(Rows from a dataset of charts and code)
----------
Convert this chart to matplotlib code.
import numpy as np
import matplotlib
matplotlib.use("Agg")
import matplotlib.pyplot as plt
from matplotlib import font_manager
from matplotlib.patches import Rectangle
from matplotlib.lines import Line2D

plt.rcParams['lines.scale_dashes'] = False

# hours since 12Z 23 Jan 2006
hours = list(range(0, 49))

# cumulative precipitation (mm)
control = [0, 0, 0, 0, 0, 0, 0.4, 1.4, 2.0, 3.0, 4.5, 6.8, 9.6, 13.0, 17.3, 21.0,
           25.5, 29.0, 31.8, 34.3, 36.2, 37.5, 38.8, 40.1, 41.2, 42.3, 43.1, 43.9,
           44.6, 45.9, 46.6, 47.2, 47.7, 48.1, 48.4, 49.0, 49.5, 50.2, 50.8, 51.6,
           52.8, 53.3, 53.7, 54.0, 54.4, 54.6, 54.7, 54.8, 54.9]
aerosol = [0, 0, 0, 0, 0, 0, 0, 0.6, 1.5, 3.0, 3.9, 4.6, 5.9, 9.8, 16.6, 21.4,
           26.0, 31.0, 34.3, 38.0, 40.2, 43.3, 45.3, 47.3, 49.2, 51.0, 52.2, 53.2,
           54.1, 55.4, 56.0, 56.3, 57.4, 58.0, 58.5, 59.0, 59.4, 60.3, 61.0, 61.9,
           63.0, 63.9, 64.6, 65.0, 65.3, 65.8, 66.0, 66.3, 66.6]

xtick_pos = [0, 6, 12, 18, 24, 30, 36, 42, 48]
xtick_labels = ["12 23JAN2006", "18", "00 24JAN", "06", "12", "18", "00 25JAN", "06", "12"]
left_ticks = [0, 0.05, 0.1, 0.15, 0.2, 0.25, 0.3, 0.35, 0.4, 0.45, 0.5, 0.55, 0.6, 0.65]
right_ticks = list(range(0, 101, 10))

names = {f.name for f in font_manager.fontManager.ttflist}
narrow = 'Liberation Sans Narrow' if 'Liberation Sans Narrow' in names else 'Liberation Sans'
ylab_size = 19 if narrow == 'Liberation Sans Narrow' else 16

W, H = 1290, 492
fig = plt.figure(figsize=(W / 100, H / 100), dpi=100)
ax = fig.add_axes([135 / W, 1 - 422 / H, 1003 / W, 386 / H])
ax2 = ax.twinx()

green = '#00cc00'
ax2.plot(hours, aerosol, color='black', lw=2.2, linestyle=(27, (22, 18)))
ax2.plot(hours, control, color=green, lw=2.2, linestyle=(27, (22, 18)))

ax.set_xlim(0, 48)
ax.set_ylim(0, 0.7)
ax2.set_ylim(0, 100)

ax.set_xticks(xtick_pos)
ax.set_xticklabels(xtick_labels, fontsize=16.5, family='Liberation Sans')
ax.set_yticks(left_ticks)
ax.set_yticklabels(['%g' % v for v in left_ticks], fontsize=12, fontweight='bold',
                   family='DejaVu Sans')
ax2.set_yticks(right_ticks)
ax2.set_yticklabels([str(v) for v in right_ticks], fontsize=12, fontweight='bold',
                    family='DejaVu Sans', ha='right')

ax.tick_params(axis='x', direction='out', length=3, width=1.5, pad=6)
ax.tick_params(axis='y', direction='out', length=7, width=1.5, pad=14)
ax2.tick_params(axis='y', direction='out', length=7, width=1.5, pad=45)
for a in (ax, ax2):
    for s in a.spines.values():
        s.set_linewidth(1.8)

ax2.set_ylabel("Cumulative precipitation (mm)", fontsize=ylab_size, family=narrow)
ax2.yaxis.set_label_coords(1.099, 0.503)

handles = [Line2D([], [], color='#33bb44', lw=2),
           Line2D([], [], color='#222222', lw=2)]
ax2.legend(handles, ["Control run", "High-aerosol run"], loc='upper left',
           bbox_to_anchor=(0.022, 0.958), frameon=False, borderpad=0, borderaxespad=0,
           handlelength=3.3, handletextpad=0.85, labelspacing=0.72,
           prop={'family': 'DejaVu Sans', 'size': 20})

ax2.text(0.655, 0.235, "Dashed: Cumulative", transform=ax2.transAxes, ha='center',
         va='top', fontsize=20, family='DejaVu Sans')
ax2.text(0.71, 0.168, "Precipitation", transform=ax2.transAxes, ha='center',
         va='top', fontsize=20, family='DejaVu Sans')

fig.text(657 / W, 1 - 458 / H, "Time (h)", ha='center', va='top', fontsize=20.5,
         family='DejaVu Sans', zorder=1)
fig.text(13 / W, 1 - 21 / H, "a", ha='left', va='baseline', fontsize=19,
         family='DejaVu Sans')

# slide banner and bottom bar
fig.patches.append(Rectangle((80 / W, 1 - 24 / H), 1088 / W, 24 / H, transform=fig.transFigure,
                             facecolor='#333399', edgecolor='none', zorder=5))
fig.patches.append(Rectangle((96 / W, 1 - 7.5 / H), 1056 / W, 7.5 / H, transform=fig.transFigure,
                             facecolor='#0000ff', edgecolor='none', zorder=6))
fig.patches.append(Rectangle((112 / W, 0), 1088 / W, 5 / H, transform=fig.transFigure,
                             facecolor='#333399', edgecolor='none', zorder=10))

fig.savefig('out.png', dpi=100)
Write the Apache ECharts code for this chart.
----------
→ Work to do: Your task is to retype all the records above with nothing left out.

→ Exercise output:
Convert this chart to matplotlib code.
import numpy as np
import matplotlib
matplotlib.use("Agg")
import matplotlib.pyplot as plt
from matplotlib import font_manager
from matplotlib.patches import Rectangle
from matplotlib.lines import Line2D

plt.rcParams['lines.scale_dashes'] = False

# hours since 12Z 23 Jan 2006
hours = list(range(0, 49))

# cumulative precipitation (mm)
control = [0, 0, 0, 0, 0, 0, 0.4, 1.4, 2.0, 3.0, 4.5, 6.8, 9.6, 13.0, 17.3, 21.0,
           25.5, 29.0, 31.8, 34.3, 36.2, 37.5, 38.8, 40.1, 41.2, 42.3, 43.1, 43.9,
           44.6, 45.9, 46.6, 47.2, 47.7, 48.1, 48.4, 49.0, 49.5, 50.2, 50.8, 51.6,
           52.8, 53.3, 53.7, 54.0, 54.4, 54.6, 54.7, 54.8, 54.9]
aerosol = [0, 0, 0, 0, 0, 0, 0, 0.6, 1.5, 3.0, 3.9, 4.6, 5.9, 9.8, 16.6, 21.4,
           26.0, 31.0, 34.3, 38.0, 40.2, 43.3, 45.3, 47.3, 49.2, 51.0, 52.2, 53.2,
           54.1, 55.4, 56.0, 56.3, 57.4, 58.0, 58.5, 59.0, 59.4, 60.3, 61.0, 61.9,
           63.0, 63.9, 64.6, 65.0, 65.3, 65.8, 66.0, 66.3, 66.6]

xtick_pos = [0, 6, 12, 18, 24, 30, 36, 42, 48]
xtick_labels = ["12 23JAN2006", "18", "00 24JAN", "06", "12", "18", "00 25JAN", "06", "12"]
left_ticks = [0, 0.05, 0.1, 0.15, 0.2, 0.25, 0.3, 0.35, 0.4, 0.45, 0.5, 0.55, 0.6, 0.65]
right_ticks = list(range(0, 101, 10))

names = {f.name for f in font_manager.fontManager.ttflist}
narrow = 'Liberation Sans Narrow' if 'Liberation Sans Narrow' in names else 'Liberation Sans'
ylab_size = 19 if narrow == 'Liberation Sans Narrow' else 16

W, H = 1290, 492
fig = plt.figure(figsize=(W / 100, H / 100), dpi=100)
ax = fig.add_axes([135 / W, 1 - 422 / H, 1003 / W, 386 / H])
ax2 = ax.twinx()

green = '#00cc00'
ax2.plot(hours, aerosol, color='black', lw=2.2, linestyle=(27, (22, 18)))
ax2.plot(hours, control, color=green, lw=2.2, linestyle=(27, (22, 18)))

ax.set_xlim(0, 48)
ax.set_ylim(0, 0.7)
ax2.set_ylim(0, 100)

ax.set_xticks(xtick_pos)
ax.set_xticklabels(xtick_labels, fontsize=16.5, family='Liberation Sans')
ax.set_yticks(left_ticks)
ax.set_yticklabels(['%g' % v for v in left_ticks], fontsize=12, fontweight='bold',
                   family='DejaVu Sans')
ax2.set_yticks(right_ticks)
ax2.set_yticklabels([str(v) for v in right_ticks], fontsize=12, fontweight='bold',
                    family='DejaVu Sans', ha='right')

ax.tick_params(axis='x', direction='out', length=3, width=1.5, pad=6)
ax.tick_params(axis='y', direction='out', length=7, width=1.5, pad=14)
ax2.tick_params(axis='y', direction='out', length=7, width=1.5, pad=45)
for a in (ax, ax2):
    for s in a.spines.values():
        s.set_linewidth(1.8)

ax2.set_ylabel("Cumulative precipitation (mm)", fontsize=ylab_size, family=narrow)
ax2.yaxis.set_label_coords(1.099, 0.503)

handles = [Line2D([], [], color='#33bb44', lw=2),
           Line2D([], [], color='#222222', lw=2)]
ax2.legend(handles, ["Control run", "High-aerosol run"], loc='upper left',
           bbox_to_anchor=(0.022, 0.958), frameon=False, borderpad=0, borderaxespad=0,
           handlelength=3.3, handletextpad=0.85, labelspacing=0.72,
           prop={'family': 'DejaVu Sans', 'size': 20})

ax2.text(0.655, 0.235, "Dashed: Cumulative", transform=ax2.transAxes, ha='center',
         va='top', fontsize=20, family='DejaVu Sans')
ax2.text(0.71, 0.168, "Precipitation", transform=ax2.transAxes, ha='center',
         va='top', fontsize=20, family='DejaVu Sans')

fig.text(657 / W, 1 - 458 / H, "Time (h)", ha='center', va='top', fontsize=20.5,
         family='DejaVu Sans', zorder=1)
fig.text(13 / W, 1 - 21 / H, "a", ha='left', va='baseline', fontsize=19,
         family='DejaVu Sans')

# slide banner and bottom bar
fig.patches.append(Rectangle((80 / W, 1 - 24 / H), 1088 / W, 24 / H, transform=fig.transFigure,
                             facecolor='#333399', edgecolor='none', zorder=5))
fig.patches.append(Rectangle((96 / W, 1 - 7.5 / H), 1056 / W, 7.5 / H, transform=fig.transFigure,
                             facecolor='#0000ff', edgecolor='none', zorder=6))
fig.patches.append(Rectangle((112 / W, 0), 1088 / W, 5 / H, transform=fig.transFigure,
                             facecolor='#333399', edgecolor='none', zorder=10))

fig.savefig('out.png', dpi=100)
Write the Apache ECharts code for this chart.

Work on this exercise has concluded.